* [What you have to do]:
Copy exactly, and only, the lines between the line holding "Write the matplotlib code for this chart." and the line holding "ax = fig.add_axes([0.1395, 0.1516, 0.8075, 0.8094])", inclusive; skip the pictures.

+++ Raw data +++

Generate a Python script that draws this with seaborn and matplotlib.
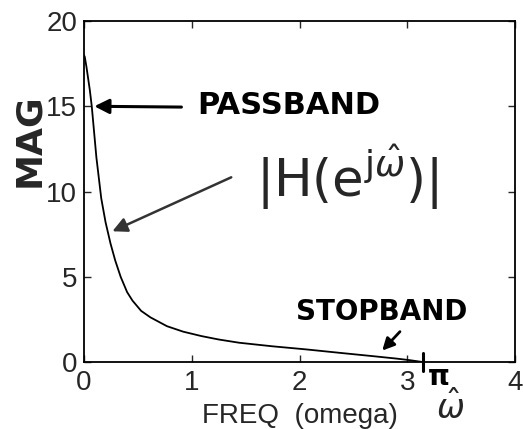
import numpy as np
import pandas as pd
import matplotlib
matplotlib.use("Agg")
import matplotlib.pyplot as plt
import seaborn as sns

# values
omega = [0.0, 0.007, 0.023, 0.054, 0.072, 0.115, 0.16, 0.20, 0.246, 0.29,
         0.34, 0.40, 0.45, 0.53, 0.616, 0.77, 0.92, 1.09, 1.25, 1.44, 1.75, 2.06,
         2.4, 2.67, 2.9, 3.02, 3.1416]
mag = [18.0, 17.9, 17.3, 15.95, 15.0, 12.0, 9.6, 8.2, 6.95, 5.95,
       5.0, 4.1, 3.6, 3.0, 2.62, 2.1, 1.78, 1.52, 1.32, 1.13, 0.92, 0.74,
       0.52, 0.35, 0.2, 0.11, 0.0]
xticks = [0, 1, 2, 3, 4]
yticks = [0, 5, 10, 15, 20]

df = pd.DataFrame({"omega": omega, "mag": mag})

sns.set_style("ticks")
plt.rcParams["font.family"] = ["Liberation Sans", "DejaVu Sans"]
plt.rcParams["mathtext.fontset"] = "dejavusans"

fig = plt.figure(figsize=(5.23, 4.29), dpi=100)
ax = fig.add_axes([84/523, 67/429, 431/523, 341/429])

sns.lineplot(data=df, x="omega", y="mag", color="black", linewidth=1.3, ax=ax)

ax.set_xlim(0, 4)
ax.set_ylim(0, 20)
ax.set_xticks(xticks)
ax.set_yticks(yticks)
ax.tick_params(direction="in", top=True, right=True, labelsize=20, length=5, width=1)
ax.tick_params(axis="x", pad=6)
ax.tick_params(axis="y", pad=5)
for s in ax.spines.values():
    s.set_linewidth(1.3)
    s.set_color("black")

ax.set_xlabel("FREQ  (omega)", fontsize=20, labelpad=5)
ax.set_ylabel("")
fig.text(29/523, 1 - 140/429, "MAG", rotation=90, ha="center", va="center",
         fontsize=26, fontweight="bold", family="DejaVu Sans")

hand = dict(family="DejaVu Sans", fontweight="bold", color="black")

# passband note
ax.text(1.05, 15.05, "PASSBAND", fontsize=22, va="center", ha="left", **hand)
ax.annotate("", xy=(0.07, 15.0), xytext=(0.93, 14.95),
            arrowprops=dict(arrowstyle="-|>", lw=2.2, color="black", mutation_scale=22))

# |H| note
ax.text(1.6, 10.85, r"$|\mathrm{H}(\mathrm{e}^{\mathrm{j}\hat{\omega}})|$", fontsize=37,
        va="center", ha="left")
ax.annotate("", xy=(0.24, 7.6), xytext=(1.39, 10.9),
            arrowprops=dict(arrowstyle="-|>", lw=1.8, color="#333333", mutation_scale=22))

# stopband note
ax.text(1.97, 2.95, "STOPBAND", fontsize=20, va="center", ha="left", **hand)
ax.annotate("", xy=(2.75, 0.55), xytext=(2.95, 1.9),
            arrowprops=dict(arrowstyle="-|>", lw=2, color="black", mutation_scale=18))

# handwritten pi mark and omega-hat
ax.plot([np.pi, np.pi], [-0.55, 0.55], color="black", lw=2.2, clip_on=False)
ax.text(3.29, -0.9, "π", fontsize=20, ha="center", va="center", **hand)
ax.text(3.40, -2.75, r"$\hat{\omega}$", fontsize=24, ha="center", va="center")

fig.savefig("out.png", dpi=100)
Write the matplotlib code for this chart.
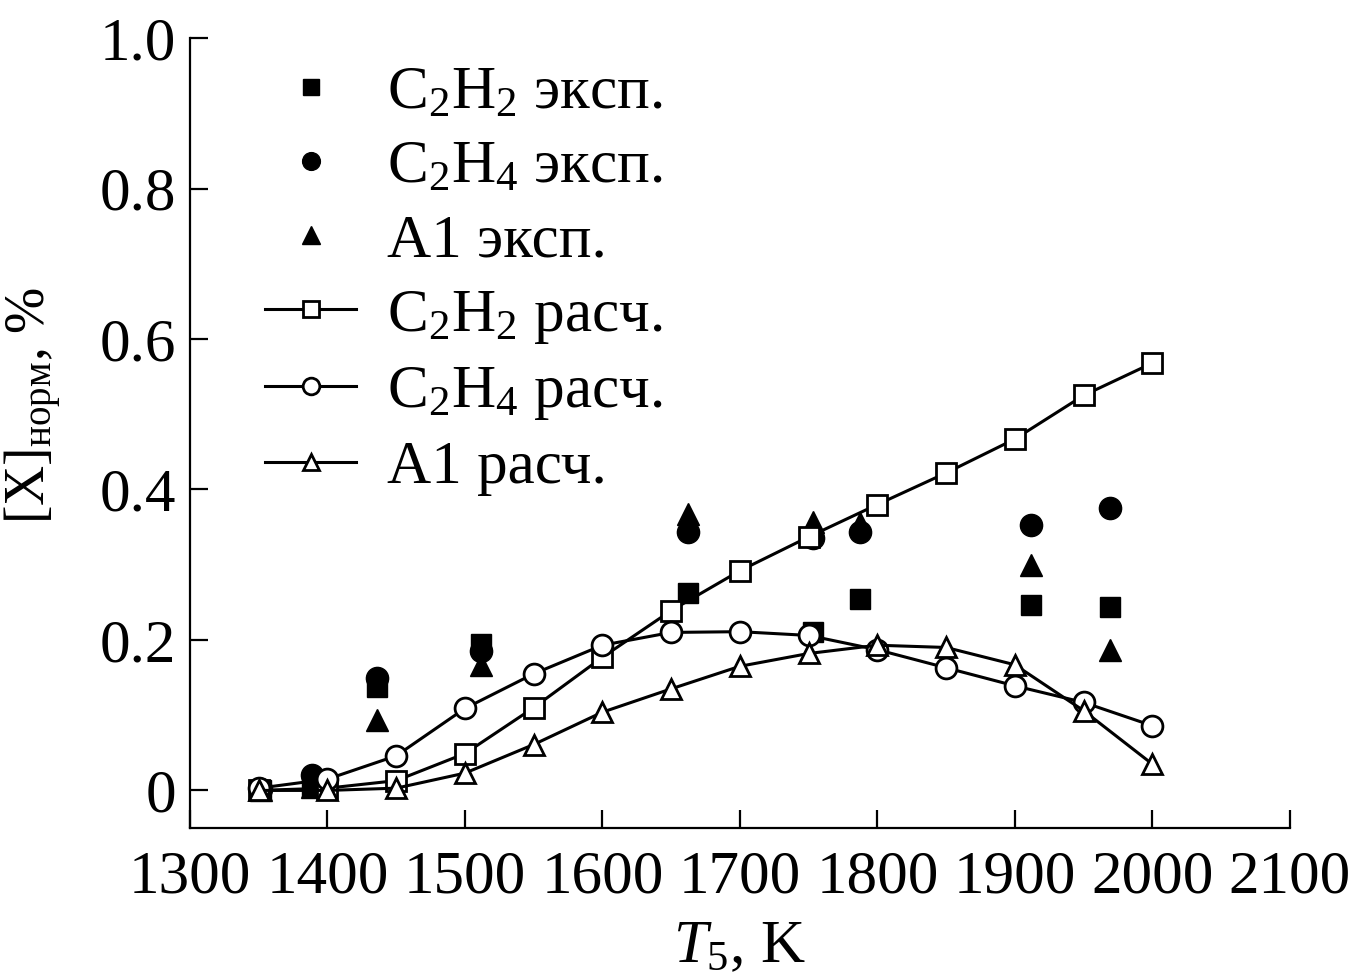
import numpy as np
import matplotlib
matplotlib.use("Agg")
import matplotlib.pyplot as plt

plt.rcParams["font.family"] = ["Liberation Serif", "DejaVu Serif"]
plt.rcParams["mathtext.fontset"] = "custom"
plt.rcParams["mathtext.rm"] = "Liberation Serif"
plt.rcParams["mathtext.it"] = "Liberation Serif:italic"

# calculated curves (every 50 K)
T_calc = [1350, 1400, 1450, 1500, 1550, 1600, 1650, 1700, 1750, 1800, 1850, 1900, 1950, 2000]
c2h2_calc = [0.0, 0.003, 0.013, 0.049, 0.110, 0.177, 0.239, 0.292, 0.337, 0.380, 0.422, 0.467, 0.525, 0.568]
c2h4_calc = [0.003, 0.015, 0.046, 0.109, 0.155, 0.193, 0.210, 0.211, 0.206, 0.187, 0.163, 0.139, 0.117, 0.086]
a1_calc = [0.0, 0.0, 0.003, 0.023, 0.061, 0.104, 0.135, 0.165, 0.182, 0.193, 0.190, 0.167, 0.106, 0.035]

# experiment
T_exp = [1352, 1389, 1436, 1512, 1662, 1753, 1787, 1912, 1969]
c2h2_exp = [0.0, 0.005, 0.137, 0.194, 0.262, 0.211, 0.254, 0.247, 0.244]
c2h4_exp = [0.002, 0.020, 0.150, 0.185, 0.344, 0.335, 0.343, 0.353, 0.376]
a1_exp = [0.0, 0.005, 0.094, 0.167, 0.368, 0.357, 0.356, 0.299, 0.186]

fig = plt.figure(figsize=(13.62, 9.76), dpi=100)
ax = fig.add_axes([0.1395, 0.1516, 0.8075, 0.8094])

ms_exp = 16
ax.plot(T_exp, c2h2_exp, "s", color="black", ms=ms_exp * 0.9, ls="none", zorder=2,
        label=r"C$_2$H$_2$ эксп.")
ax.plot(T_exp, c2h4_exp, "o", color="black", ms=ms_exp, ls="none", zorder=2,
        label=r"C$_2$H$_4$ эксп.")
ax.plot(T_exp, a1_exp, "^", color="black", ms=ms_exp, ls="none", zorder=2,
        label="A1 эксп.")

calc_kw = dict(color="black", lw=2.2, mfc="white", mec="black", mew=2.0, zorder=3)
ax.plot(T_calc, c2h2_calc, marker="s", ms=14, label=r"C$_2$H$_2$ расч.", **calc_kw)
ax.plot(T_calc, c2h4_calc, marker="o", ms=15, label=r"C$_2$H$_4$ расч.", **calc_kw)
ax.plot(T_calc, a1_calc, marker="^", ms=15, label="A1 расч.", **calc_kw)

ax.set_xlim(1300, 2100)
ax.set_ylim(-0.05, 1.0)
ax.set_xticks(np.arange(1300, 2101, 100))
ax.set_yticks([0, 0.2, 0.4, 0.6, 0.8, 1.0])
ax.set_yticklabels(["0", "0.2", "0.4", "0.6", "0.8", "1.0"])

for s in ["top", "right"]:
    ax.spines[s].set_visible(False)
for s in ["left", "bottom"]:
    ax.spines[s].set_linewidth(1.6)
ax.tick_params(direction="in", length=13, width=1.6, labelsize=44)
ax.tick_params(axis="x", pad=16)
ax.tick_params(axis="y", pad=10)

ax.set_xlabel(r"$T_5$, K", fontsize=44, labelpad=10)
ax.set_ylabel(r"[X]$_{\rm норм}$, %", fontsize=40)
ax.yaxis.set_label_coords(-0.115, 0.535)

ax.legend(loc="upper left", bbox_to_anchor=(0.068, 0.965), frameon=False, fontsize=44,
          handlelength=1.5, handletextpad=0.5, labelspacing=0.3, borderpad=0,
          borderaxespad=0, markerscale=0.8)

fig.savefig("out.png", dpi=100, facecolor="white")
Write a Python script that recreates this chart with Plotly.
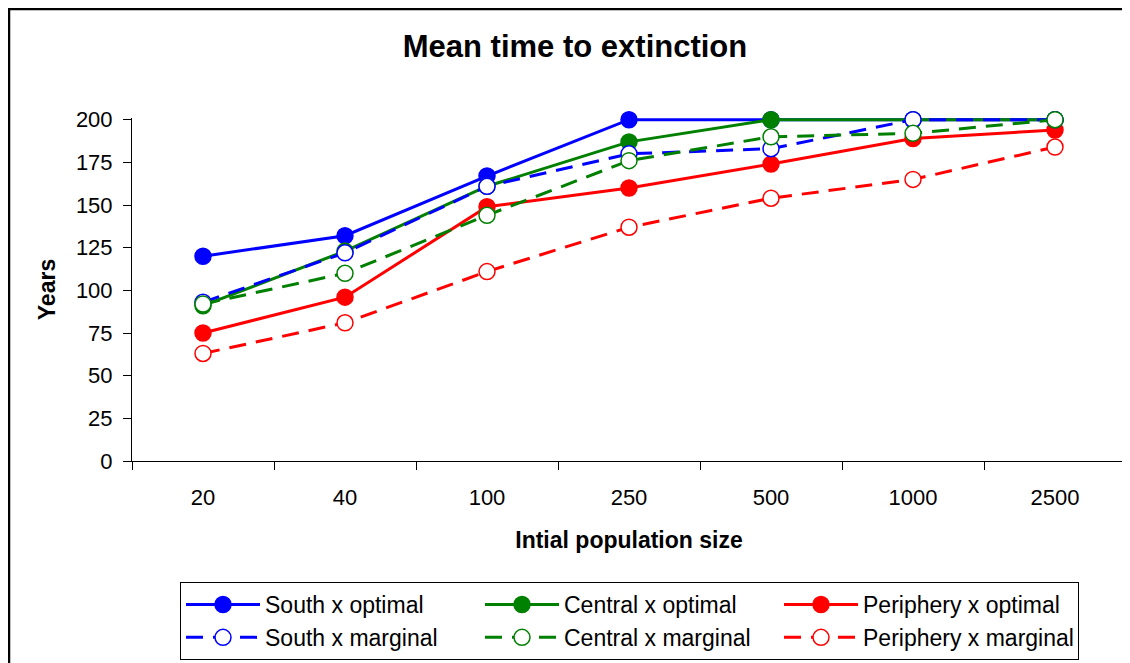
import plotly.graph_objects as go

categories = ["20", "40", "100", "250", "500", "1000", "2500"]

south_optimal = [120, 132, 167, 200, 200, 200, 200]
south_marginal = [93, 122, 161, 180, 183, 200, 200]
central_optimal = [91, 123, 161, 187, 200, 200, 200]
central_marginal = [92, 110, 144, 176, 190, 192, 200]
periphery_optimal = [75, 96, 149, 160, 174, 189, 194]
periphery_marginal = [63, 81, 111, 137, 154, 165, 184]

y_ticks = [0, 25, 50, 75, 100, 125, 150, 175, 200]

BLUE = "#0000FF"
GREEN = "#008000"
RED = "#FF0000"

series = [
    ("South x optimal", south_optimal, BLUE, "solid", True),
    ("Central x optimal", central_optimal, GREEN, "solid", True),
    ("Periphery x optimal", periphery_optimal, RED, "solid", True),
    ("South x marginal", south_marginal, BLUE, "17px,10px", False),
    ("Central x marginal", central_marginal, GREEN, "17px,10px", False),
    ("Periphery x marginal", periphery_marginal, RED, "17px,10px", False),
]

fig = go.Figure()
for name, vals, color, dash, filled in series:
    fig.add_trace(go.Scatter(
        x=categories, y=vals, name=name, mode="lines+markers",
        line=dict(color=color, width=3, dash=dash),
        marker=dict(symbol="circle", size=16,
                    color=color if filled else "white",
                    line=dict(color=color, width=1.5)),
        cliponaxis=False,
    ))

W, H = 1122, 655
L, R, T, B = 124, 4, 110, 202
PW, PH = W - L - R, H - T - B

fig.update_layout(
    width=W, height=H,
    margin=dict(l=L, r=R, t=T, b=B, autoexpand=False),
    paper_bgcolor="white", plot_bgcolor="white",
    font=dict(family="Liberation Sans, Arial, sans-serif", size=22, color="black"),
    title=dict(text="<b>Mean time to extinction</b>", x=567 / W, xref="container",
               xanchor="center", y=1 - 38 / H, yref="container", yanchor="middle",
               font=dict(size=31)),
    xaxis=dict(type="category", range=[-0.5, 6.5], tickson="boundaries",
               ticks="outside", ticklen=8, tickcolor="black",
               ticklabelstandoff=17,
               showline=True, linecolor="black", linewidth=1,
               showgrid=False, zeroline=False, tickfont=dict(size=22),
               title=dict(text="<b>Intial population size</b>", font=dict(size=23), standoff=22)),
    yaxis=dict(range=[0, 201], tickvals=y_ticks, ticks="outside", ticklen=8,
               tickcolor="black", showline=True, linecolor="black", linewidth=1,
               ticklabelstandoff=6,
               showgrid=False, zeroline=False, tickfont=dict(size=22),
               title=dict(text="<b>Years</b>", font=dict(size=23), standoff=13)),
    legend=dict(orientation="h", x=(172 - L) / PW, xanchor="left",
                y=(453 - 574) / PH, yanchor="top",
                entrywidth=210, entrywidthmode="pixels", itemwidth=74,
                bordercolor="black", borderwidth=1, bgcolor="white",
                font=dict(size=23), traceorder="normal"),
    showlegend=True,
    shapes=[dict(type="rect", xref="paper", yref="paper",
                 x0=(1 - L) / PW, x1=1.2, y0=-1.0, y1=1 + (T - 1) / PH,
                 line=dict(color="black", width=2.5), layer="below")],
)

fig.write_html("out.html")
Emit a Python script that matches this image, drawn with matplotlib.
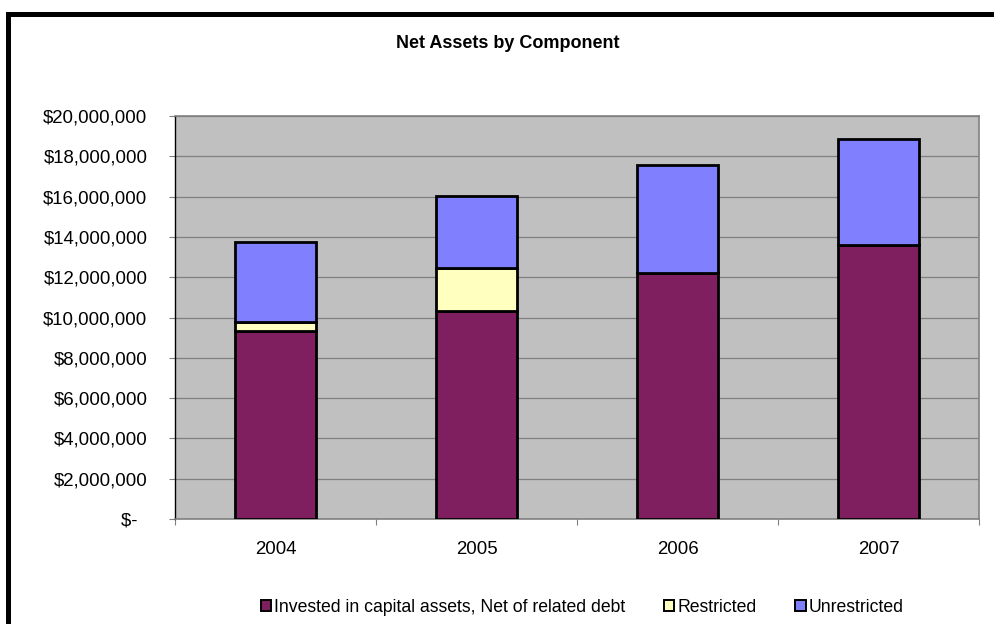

+++

* [Written solution]:
Write the matplotlib code for this chart.
import numpy as np
import matplotlib
matplotlib.use("Agg")
import matplotlib.pyplot as plt

plt.rcParams["font.family"] = ["Liberation Serif", "DejaVu Serif"]
plt.rcParams["mathtext.fontset"] = "custom"
plt.rcParams["mathtext.rm"] = "Liberation Serif"
plt.rcParams["mathtext.it"] = "Liberation Serif:italic"

# calculated curves (every 50 K)
T_calc = [1350, 1400, 1450, 1500, 1550, 1600, 1650, 1700, 1750, 1800, 1850, 1900, 1950, 2000]
c2h2_calc = [0.0, 0.003, 0.013, 0.049, 0.110, 0.177, 0.239, 0.292, 0.337, 0.380, 0.422, 0.467, 0.525, 0.568]
c2h4_calc = [0.003, 0.015, 0.046, 0.109, 0.155, 0.193, 0.210, 0.211, 0.206, 0.187, 0.163, 0.139, 0.117, 0.086]
a1_calc = [0.0, 0.0, 0.003, 0.023, 0.061, 0.104, 0.135, 0.165, 0.182, 0.193, 0.190, 0.167, 0.106, 0.035]

# experiment
T_exp = [1352, 1389, 1436, 1512, 1662, 1753, 1787, 1912, 1969]
c2h2_exp = [0.0, 0.005, 0.137, 0.194, 0.262, 0.211, 0.254, 0.247, 0.244]
c2h4_exp = [0.002, 0.020, 0.150, 0.185, 0.344, 0.335, 0.343, 0.353, 0.376]
a1_exp = [0.0, 0.005, 0.094, 0.167, 0.368, 0.357, 0.356, 0.299, 0.186]

fig = plt.figure(figsize=(13.62, 9.76), dpi=100)
ax = fig.add_axes([0.1395, 0.1516, 0.8075, 0.8094])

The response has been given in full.